Temperature control – Close control of wire surface and core temperature are important, since uneven heating causes variable temperature distribution and hence variable deformation resistance. This results in poor workability and difficulty in maintaining dimensional capability. Also, the lubricity of the wire coating can be altered, with the coating smearing onto the tooling at the cut-off station and impairing subsequent formability.

Tools – Whether or not the same tools can be used for warm heading as for cold heading depends entirely on the temperature of the tools during operation. Although the tools normally operate at a temperature considerably lower than that of the work metal, it is important that the tool temperature be known. Tool temperature can be checked with sufficient accuracy by means of temperature-sensitive crayons. Under no circumstances the tool is to be allowed to exceed the temperature at which it gets tempered after hardening. Tools such as die inserts made from a high-alloy tool steel, such as D2, ordinarily are not to be permitted to operate above 260 deg C.

When tool temperatures exceed those discussed previously, the use of tools made from a hot-work tool steel, such as H12 or H13, is appropriate. However, the lower maximum hardness of such a steel somewhat limits its resistance to wear. More typical is the use of high-speed tool steels such as M2 or M4 (60 HRC to 63 HRC) for die inserts, which provide the high hardness and the resistance to tempering needed for long tool life. Standard grades for recessed punches include M1 and M2, with advanced tooling materials such as P/M M4, T15, and A11 being used when conditions warrant.

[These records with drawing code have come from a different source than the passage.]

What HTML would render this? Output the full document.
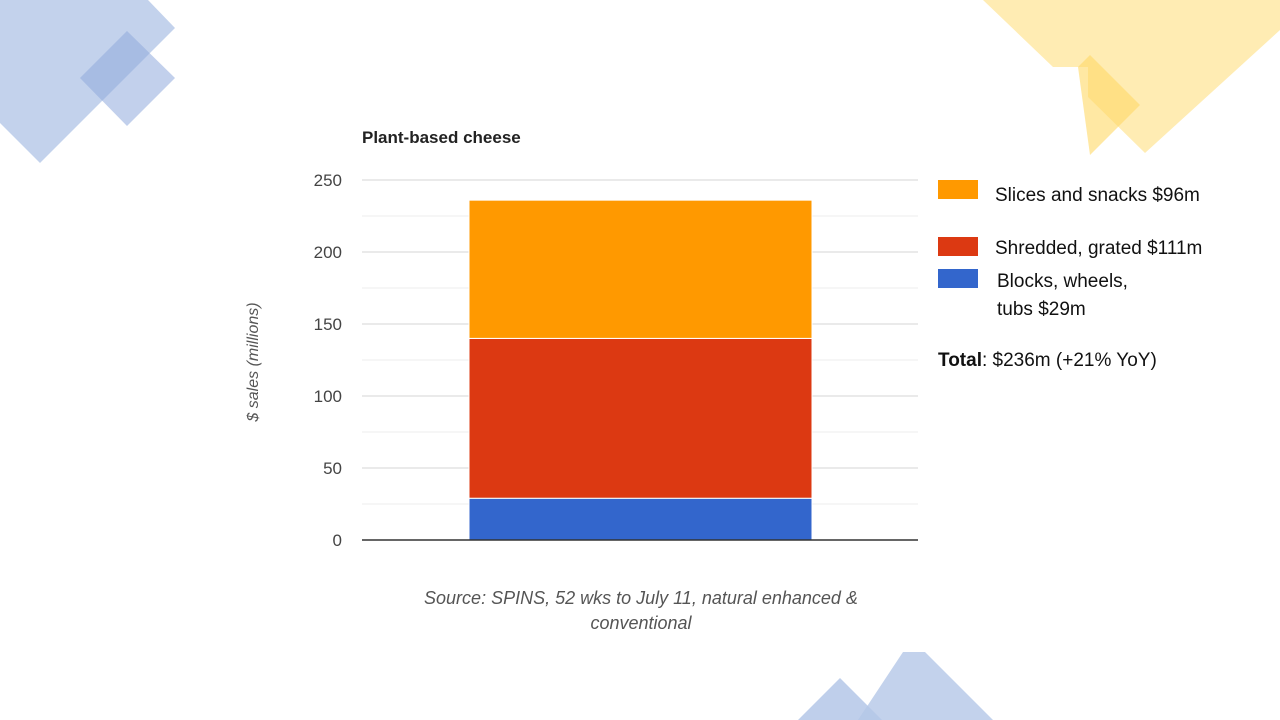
<!DOCTYPE html>
<html><head><meta charset="utf-8"><style>
body{margin:0;width:1280px;height:720px;background:#fff;overflow:hidden;font-family:"Liberation Sans",sans-serif}
svg{position:absolute;left:0;top:0}
</style></head><body>
<svg width="1280" height="720">
<g>
<polygon points="0,0 148,0 175,28 40,163 0,123" fill="#b4c7e7" opacity="0.8"/>
<polygon points="127,31 175,78 127,126 80,78" fill="#8faadc" opacity="0.55"/>
<polygon points="983,0 1280,0 1280,30 1145,153 1088,97 1088,67 1053,67" fill="#ffe699" opacity="0.75"/>
<polygon points="1078,67 1090,55 1140,105 1090,155" fill="#ffd966" opacity="0.6"/>
<polygon points="840,678 882,720 798,720" fill="#b4c7e7" opacity="0.85"/>
<polygon points="903,652 925,652 993,720 858,720 " fill="#b4c7e7" opacity="0.8"/>
</g>
<text x="362" y="143" font-size="17" font-weight="bold" fill="#222">Plant-based cheese</text>
<g id="grid"></g>
<g id="yticks"></g>
<g id="bars"></g>
<line x1="362" y1="540" x2="918" y2="540" stroke="#333" stroke-width="1.5"/>
<text transform="translate(258,362) rotate(-90)" text-anchor="middle" font-size="16" font-style="italic" fill="#555">$ sales (millions)</text>
<text x="641" y="604" text-anchor="middle" font-size="18" font-style="italic" fill="#555">Source: SPINS, 52 wks to July 11, natural enhanced &amp;</text>
<text x="641" y="629" text-anchor="middle" font-size="18" font-style="italic" fill="#555">conventional</text>
<g>
<rect x="938" y="180" width="40" height="19" fill="#ff9900"/>
<text x="995" y="201" font-size="19" fill="#111">Slices and snacks $96m</text>
<rect x="938" y="237" width="40" height="19" fill="#dc3912"/>
<text x="995" y="254" font-size="19" fill="#111">Shredded, grated $111m</text>
<rect x="938" y="269" width="40" height="19" fill="#3366cc"/>
<text x="997" y="287" font-size="19" fill="#111">Blocks, wheels,</text>
<text x="997" y="315" font-size="19" fill="#111">tubs $29m</text>
<text x="938" y="366" font-size="19" fill="#111"><tspan font-weight="bold">Total</tspan>: $236m (+21% YoY)</text>
</g>
</svg>
<script>
const categories=["Plant-based cheese"];
const seriesNames=["Blocks, wheels, tubs","Shredded, grated","Slices and snacks"];
const blocks=[29];
const shredded=[111];
const slices=[96];
const tickLabels=[0,50,100,150,200,250];
const colors=["#3366cc","#dc3912","#ff9900"];
const NS="http://www.w3.org/2000/svg";
const y=v=>540-v*(360/250);
const grid=document.getElementById('grid'),yt=document.getElementById('yticks'),bars=document.getElementById('bars');
for(let v=25;v<=250;v+=25){
 const l=document.createElementNS(NS,'line');
 
 
 l.setAttribute('x1',362);l.setAttribute('x2',918);l.setAttribute('y1',y(v));l.setAttribute('y2',y(v));
 l.setAttribute('stroke',v%50?'#ececec':'#d6d6d6');l.setAttribute('stroke-width',1);
 grid.appendChild(l);
}
tickLabels.forEach(v=>{
 const t=document.createElementNS(NS,'text');
 
 
 t.setAttribute('x',342);t.setAttribute('y',y(v)+6);t.setAttribute('text-anchor','end');
 t.setAttribute('font-size',17);t.setAttribute('fill','#444');t.textContent=v;yt.appendChild(t);
});
const series=[blocks,shredded,slices];
categories.forEach((c,i)=>{
 let base=0;
 series.forEach((s,j)=>{
  const r=document.createElementNS(NS,'rect');
  
  
  r.setAttribute('x',469);r.setAttribute('width',343);
  r.setAttribute('y',y(base+s[i]));r.setAttribute('height',y(base)-y(base+s[i]));
  r.setAttribute('fill',colors[j]);r.setAttribute('stroke','#fff');r.setAttribute('stroke-width',1);
  bars.appendChild(r);base+=s[i];
 });
});
</script>
</body></html>
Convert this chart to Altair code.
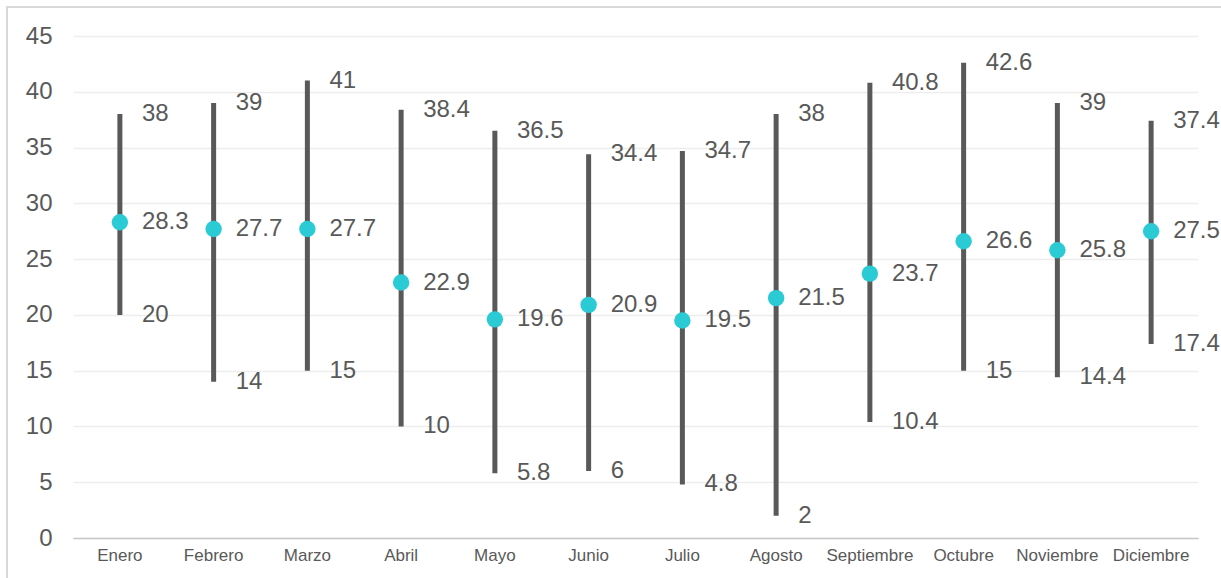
import altair as alt
import pandas as pd

months = ["Enero", "Febrero", "Marzo", "Abril", "Mayo", "Junio", "Julio",
          "Agosto", "Septiembre", "Octubre", "Noviembre", "Diciembre"]
highs = [38, 39, 41, 38.4, 36.5, 34.4, 34.7, 38, 40.8, 42.6, 39, 37.4]
mids = [28.3, 27.7, 27.7, 22.9, 19.6, 20.9, 19.5, 21.5, 23.7, 26.6, 25.8, 27.5]
lows = [20, 14, 15, 10, 5.8, 6, 4.8, 2, 10.4, 15, 14.4, 17.4]

df = pd.DataFrame({"mes": months, "alto": highs, "medio": mids, "bajo": lows})

W, H = 1125, 502
TEXT = "#595959"
FONT = "Liberation Sans"

x = alt.X("mes:N", sort=months, title=None,
          scale=alt.Scale(paddingInner=0, paddingOuter=0),
          axis=alt.Axis(labelAngle=0, labelFontSize=17, labelColor=TEXT, labelFont=FONT,
                        ticks=False, domainColor="#C8C8C8", domainWidth=1.5,
                        labelPadding=9, grid=False))
y_scale = alt.Scale(domain=[0, 45], nice=False)
y_axis = alt.Axis(values=list(range(0, 50, 5)), labelFontSize=24, labelColor=TEXT,
                  labelFont=FONT, ticks=False, domain=False, gridColor="#EDEDED",
                  gridWidth=1.5, labelPadding=21)

def Y(field):
    return alt.Y(f"{field}:Q", scale=y_scale, title=None, axis=y_axis)

base = alt.Chart(df)

frame = base.mark_rect(fillOpacity=0, stroke="#D9D9D9", strokeWidth=2).encode(
    x=alt.value(-66), x2=alt.value(W + 40), y=alt.value(-29), y2=alt.value(H + 60)
).transform_filter(alt.datum.mes == "Enero")

rules = base.mark_rule(color="#595959", strokeWidth=5).encode(
    x=x, y=Y("bajo"), y2="alto:Q",
)

points = base.mark_circle(color="#2ACBD5", size=270, opacity=1).encode(
    x=x, y=Y("medio")
)

def label(field):
    return base.mark_text(align="left", baseline="middle", dx=22, fontSize=24,
                          color=TEXT, font=FONT).encode(
        x=x, y=Y(field), text=alt.Text(f"{field}:Q")
    )

chart = alt.layer(rules, points, label("alto"), label("medio"), label("bajo"), frame).properties(
    width=W, height=H,
    background="white",
    autosize=alt.AutoSizeParams(type="none"),
    padding={"left": 73, "top": 36, "right": 23, "bottom": 40},
).configure_view(strokeOpacity=0, strokeWidth=0)

chart.save("out.html", embed_options={"renderer": "svg", "actions": False})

Other advantages of warm heading – As the heading temperature of a work-hardenable material increases, the resulting hardness decreases. Hence, if a material is warm headed, the hardness remains low enough to permit such secondary operations as thread rolling, trimming, drilling, and slotting. In cold heading, the upset head of a work hardening metal is very hard, a rolled thread is moderately hard, and the undeformed shoulder is relatively soft. These variations can be minimized by warm heading.